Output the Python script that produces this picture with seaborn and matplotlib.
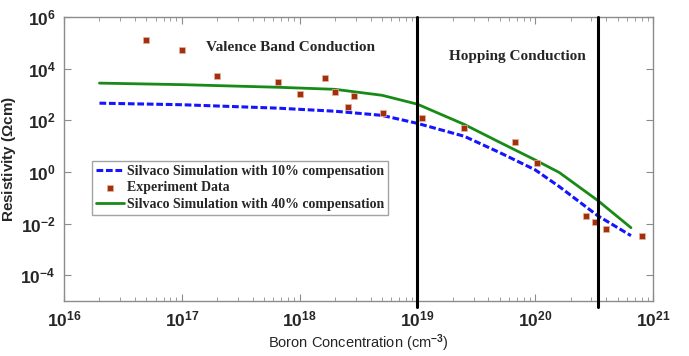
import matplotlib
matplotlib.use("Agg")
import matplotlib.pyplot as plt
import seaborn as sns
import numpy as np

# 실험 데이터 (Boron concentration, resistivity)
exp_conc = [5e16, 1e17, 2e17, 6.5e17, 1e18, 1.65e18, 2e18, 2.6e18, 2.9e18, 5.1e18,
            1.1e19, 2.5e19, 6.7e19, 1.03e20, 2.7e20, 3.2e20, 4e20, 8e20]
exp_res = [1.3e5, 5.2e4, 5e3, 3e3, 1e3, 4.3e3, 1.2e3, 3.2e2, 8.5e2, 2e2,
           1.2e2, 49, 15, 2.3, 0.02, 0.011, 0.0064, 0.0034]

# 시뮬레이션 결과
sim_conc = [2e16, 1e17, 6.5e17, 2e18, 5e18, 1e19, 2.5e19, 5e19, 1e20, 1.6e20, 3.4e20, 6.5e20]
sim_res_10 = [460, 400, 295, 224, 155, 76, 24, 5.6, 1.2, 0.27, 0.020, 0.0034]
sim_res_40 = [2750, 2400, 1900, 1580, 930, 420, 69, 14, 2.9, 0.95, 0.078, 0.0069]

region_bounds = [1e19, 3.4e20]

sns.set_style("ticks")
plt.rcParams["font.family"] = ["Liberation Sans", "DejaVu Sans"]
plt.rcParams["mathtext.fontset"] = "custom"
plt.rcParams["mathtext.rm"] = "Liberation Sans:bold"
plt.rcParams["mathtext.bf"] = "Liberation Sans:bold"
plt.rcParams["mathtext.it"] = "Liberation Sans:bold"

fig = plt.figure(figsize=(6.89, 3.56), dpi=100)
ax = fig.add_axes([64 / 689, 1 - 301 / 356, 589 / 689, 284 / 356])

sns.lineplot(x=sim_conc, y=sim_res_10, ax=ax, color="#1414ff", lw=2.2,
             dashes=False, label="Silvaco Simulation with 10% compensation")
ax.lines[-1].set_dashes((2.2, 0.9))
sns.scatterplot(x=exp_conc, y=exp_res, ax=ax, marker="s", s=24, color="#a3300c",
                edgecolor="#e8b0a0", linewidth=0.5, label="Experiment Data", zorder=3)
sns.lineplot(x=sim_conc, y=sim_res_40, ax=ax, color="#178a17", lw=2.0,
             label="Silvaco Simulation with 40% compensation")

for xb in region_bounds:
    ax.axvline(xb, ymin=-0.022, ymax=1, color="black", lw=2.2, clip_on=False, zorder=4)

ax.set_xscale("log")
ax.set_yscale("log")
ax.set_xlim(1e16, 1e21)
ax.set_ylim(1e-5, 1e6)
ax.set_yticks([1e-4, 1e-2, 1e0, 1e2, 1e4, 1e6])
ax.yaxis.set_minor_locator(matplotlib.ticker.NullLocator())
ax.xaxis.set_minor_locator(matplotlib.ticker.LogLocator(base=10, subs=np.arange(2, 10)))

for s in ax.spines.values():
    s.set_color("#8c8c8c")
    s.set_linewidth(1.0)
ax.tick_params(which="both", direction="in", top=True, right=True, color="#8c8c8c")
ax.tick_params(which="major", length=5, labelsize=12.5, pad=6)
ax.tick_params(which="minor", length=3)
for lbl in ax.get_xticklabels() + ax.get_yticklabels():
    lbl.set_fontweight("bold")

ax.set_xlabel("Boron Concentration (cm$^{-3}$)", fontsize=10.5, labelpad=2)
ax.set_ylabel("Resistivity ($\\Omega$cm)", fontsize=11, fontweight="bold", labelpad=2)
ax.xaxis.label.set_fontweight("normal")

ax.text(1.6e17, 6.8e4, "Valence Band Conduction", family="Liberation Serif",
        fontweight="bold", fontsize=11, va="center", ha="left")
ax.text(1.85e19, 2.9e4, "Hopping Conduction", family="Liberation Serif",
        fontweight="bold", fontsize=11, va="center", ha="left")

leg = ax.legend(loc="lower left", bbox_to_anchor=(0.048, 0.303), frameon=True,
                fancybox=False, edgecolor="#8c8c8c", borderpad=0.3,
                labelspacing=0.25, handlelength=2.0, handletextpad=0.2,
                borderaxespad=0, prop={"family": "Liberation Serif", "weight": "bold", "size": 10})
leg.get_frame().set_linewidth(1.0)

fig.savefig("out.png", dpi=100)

====

» **WHAT YOU HAVE TO DO**:
Set every line down exactly as written, leaving each picture out.

» **EXERCISE RESULT**:
Output the Python script that produces this picture with seaborn and matplotlib.
import matplotlib
matplotlib.use("Agg")
import matplotlib.pyplot as plt
import seaborn as sns
import numpy as np

# 실험 데이터 (Boron concentration, resistivity)
exp_conc = [5e16, 1e17, 2e17, 6.5e17, 1e18, 1.65e18, 2e18, 2.6e18, 2.9e18, 5.1e18,
            1.1e19, 2.5e19, 6.7e19, 1.03e20, 2.7e20, 3.2e20, 4e20, 8e20]
exp_res = [1.3e5, 5.2e4, 5e3, 3e3, 1e3, 4.3e3, 1.2e3, 3.2e2, 8.5e2, 2e2,
           1.2e2, 49, 15, 2.3, 0.02, 0.011, 0.0064, 0.0034]

# 시뮬레이션 결과
sim_conc = [2e16, 1e17, 6.5e17, 2e18, 5e18, 1e19, 2.5e19, 5e19, 1e20, 1.6e20, 3.4e20, 6.5e20]
sim_res_10 = [460, 400, 295, 224, 155, 76, 24, 5.6, 1.2, 0.27, 0.020, 0.0034]
sim_res_40 = [2750, 2400, 1900, 1580, 930, 420, 69, 14, 2.9, 0.95, 0.078, 0.0069]

region_bounds = [1e19, 3.4e20]

sns.set_style("ticks")
plt.rcParams["font.family"] = ["Liberation Sans", "DejaVu Sans"]
plt.rcParams["mathtext.fontset"] = "custom"
plt.rcParams["mathtext.rm"] = "Liberation Sans:bold"
plt.rcParams["mathtext.bf"] = "Liberation Sans:bold"
plt.rcParams["mathtext.it"] = "Liberation Sans:bold"

fig = plt.figure(figsize=(6.89, 3.56), dpi=100)
ax = fig.add_axes([64 / 689, 1 - 301 / 356, 589 / 689, 284 / 356])

sns.lineplot(x=sim_conc, y=sim_res_10, ax=ax, color="#1414ff", lw=2.2,
             dashes=False, label="Silvaco Simulation with 10% compensation")
ax.lines[-1].set_dashes((2.2, 0.9))
sns.scatterplot(x=exp_conc, y=exp_res, ax=ax, marker="s", s=24, color="#a3300c",
                edgecolor="#e8b0a0", linewidth=0.5, label="Experiment Data", zorder=3)
sns.lineplot(x=sim_conc, y=sim_res_40, ax=ax, color="#178a17", lw=2.0,
             label="Silvaco Simulation with 40% compensation")

for xb in region_bounds:
    ax.axvline(xb, ymin=-0.022, ymax=1, color="black", lw=2.2, clip_on=False, zorder=4)

ax.set_xscale("log")
ax.set_yscale("log")
ax.set_xlim(1e16, 1e21)
ax.set_ylim(1e-5, 1e6)
ax.set_yticks([1e-4, 1e-2, 1e0, 1e2, 1e4, 1e6])
ax.yaxis.set_minor_locator(matplotlib.ticker.NullLocator())
ax.xaxis.set_minor_locator(matplotlib.ticker.LogLocator(base=10, subs=np.arange(2, 10)))

for s in ax.spines.values():
    s.set_color("#8c8c8c")
    s.set_linewidth(1.0)
ax.tick_params(which="both", direction="in", top=True, right=True, color="#8c8c8c")
ax.tick_params(which="major", length=5, labelsize=12.5, pad=6)
ax.tick_params(which="minor", length=3)
for lbl in ax.get_xticklabels() + ax.get_yticklabels():
    lbl.set_fontweight("bold")

ax.set_xlabel("Boron Concentration (cm$^{-3}$)", fontsize=10.5, labelpad=2)
ax.set_ylabel("Resistivity ($\\Omega$cm)", fontsize=11, fontweight="bold", labelpad=2)
ax.xaxis.label.set_fontweight("normal")

ax.text(1.6e17, 6.8e4, "Valence Band Conduction", family="Liberation Serif",
        fontweight="bold", fontsize=11, va="center", ha="left")
ax.text(1.85e19, 2.9e4, "Hopping Conduction", family="Liberation Serif",
        fontweight="bold", fontsize=11, va="center", ha="left")

leg = ax.legend(loc="lower left", bbox_to_anchor=(0.048, 0.303), frameon=True,
                fancybox=False, edgecolor="#8c8c8c", borderpad=0.3,
                labelspacing=0.25, handlelength=2.0, handletextpad=0.2,
                borderaxespad=0, prop={"family": "Liberation Serif", "weight": "bold", "size": 10})
leg.get_frame().set_linewidth(1.0)

fig.savefig("out.png", dpi=100)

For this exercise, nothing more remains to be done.